The decision is just totally indefensible as a legal matter. It will also be impossible to implement in any state where there is a non-white population in any number (as there is legislation requiring majority minority districts, which also means super-majority Democrat districts). There is no constitutional right to partisan-neutral districts. This is particularly ridiculous when you think that partisan identification changes, people move, and a district drawn to be 55% Republican in 2011 may wind up being 52% Democrat by 2019. Also, with an ever increasing number of voters not affiliated with either major party, this is even more difficult (not to mention states where there is no partisan registration like Virginia where you can discern things by voting precinct based on past voting but you can’t really pick and choose blocks knowing that block has all registered Democrats).
While they may not have said so, the majority effectively declares that “Republicans” or “Democrats” are some sort of protected class such that laws or government actions that impact people identifying with a party need to be justified on some higher standard. That’s ridiculous – see above about how any individual can change his categorization into one or other group from day to day. So far, I have never seen heightened scrutiny applied to a group that is “self-selected” as opposed to a group where your membership is “immutable” (sex, race, ethnicity, sexual orientation).
I suspect that, even without a new conservative Justice replacing Scalia this decision will get savaged by the Supreme Court in a not even close vote (I would bet on at least 6 or 7 votes to reverse among the current justices – and that whoever replaces Scalia would shoot this down as well).
Well, the R&D congressmen are, sort of. This might be even more effective than gerrymander at preserving incumbents. If the partisan demographics move too far, you would have to redistrict to get them back in balance, i.e., save the congressional seats for the existing party. If they think it through, a lot of politicos may like the idea.
Maybe they could call it a tax.
I think the headline writer meant Illinois and not Wisconsin?
The ruling was in Wisconsin and about Wisconsin redistricting, but if it is upheld, it might bring us one step closer to my fondest wish: Mike Madigan being led from a Federal courthouse with a raincoat over his head.

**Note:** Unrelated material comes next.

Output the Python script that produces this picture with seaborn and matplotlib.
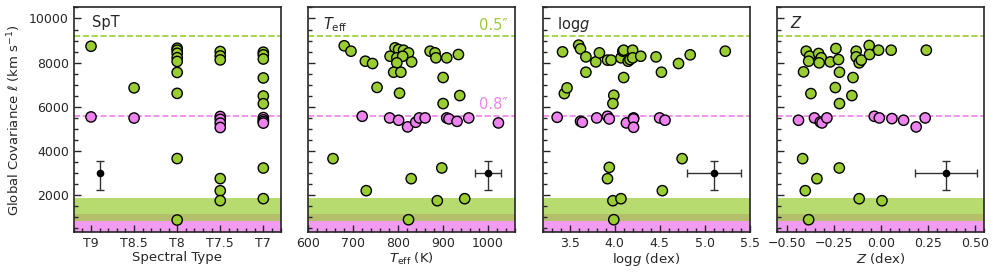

My issue has been to date it has been in Purple or Red states that the non-gerrymandering laws have passed. I voted for it in Florida. I would really like to see these laws get incorporated into places like New York, Illinois and California. However I agree Federal courts have no business legislating this from the bench. This is a state sovereignty issues and should be up to each state to determine now they want to proceed. It should be a federal felony for judges to abuse their power in implement this policy thru judicial fiat, even though I agree with the policy.
I tend to think the ability to gerrymander is part of the game: if you win, you get to set the rules.
Florida adopted a mandate for a supposedly neutral means of deciding Congressional districts, following pre-existing town and county borders. The Democrats have picked up seats as a result, such as Colonel West’s on the Treasure Coast, John Mica north of Orlando, and Charlie Crist (ugh!) near Tampa. I’m not sure of any moving the other way.
We’ll see what happens when Florida gets more reps with the 2020 census.